Raids often coincided with moral panic campaigns or political pressure. Authorities would crack down hard for a few months, destroying establishments and arresting dozens. Then things would quiet down, and slowly, carefully, the molly houses would reopen. By the 1750s, after the intense prosecutions of the 1720s-1730s, molly houses began reappearing. The community refused to be stamped out.
The role of alcohol and other substances can't be ignored. Gin wasn't just social lubricant: it was liquid courage in an impossibly dangerous situation. Some establishments also offered opium or other drugs popular in Victorian London. These substances helped men cope with the psychological weight of living secret lives, but they also contributed to addiction and health problems within the community.
The Women in the Shadows
Mother Clap wasn't the only woman involved in the molly house scene. Many establishments were run by women: sometimes former prostitutes who understood what it meant to live outside society's rules. These women provided more than just space; they offered protection, discretion, and genuine affection for their "mollies."
The relationship between gay men and these female proprietors was complex.
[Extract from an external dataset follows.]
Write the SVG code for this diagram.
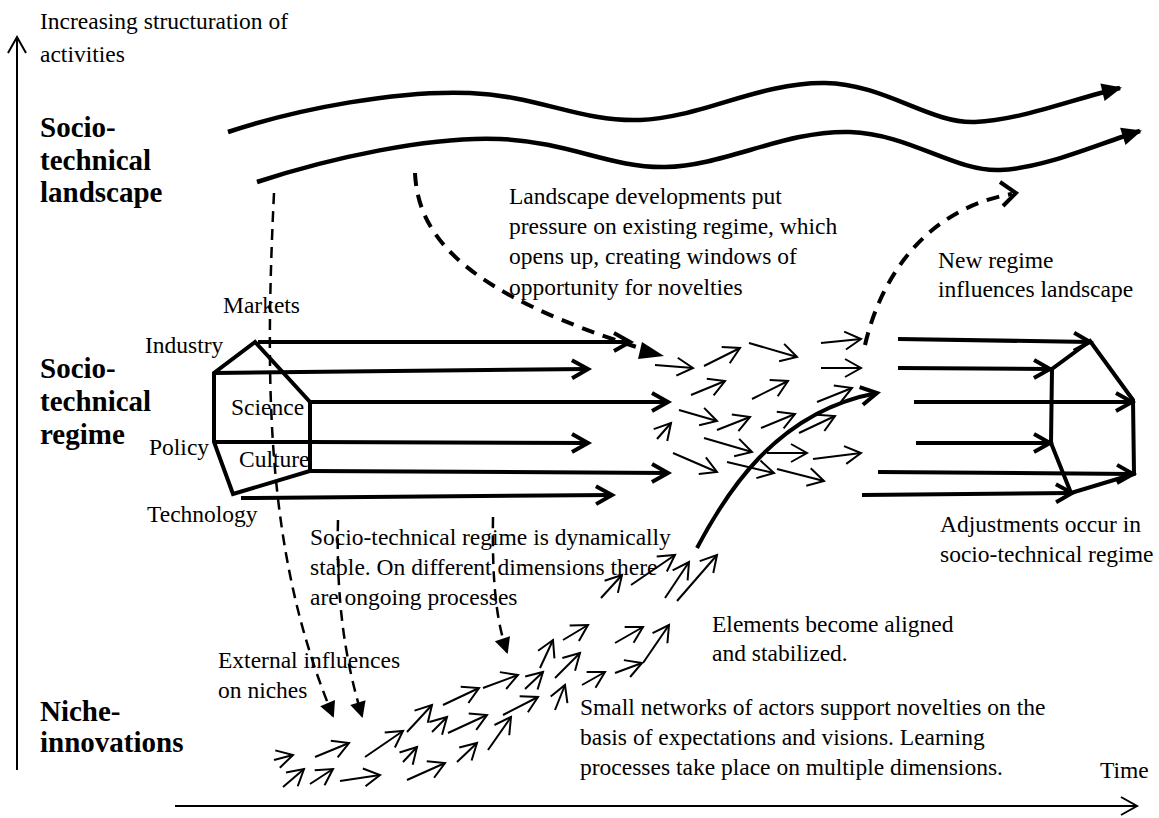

Some women were purely mercenary, extracting every penny they could from desperate men. Others genuinely cared for their clientele, warning them of raids and hiding them from authorities. A few even faced prosecution themselves for enabling "sodomitical practices."
Legacy Written in Gin and Tears
By the late Victorian era, the molly house culture had evolved. The spaces became more sophisticated, more hidden, and in some ways, more integrated into London's broader underground culture. Private parties in gentlemen's clubs, discreet hotel rooms, public toilets known as "cottages": the community found new ways to connect as the old molly houses faded.
But their legacy matters. These weren't just places where men had sex. They were places where queer community was born in England. Where men first articulated that their relationships deserved recognition and celebration. Where the very act of gathering together became resistance.
Every pride parade, every gay bar, every moment of LGBTQ+ community today stands on the shoulders of those men who risked everything for a few hours of authenticity in a gin-soaked tavern. They drank to forget, but they loved to remember who they really were.
Why This History Still Matters
Understanding molly house culture helps us see that LGBTQ+ community has always existed, even in the most hostile circumstances. We weren't invented by the sexual revolution or created by modern tolerance. We've always been here, finding each other, building spaces, risking everything for connection and love.
For anyone searching for gay historical romance or LGBTQ+ fiction set in this era, these real stories provide incredible context. The courage, the danger, the passion: it was all real. When you read MM romance books set in Victorian London, remember that behind the fiction lies genuine history of men who loved each other against impossible odds.
The gin has changed. The drugs have changed. But the fundamental human need for community, love, and acceptance? That's eternal. Those Victorian mollies would probably feel right at home at a modern gay bar: except for the lack of public executions, obviously.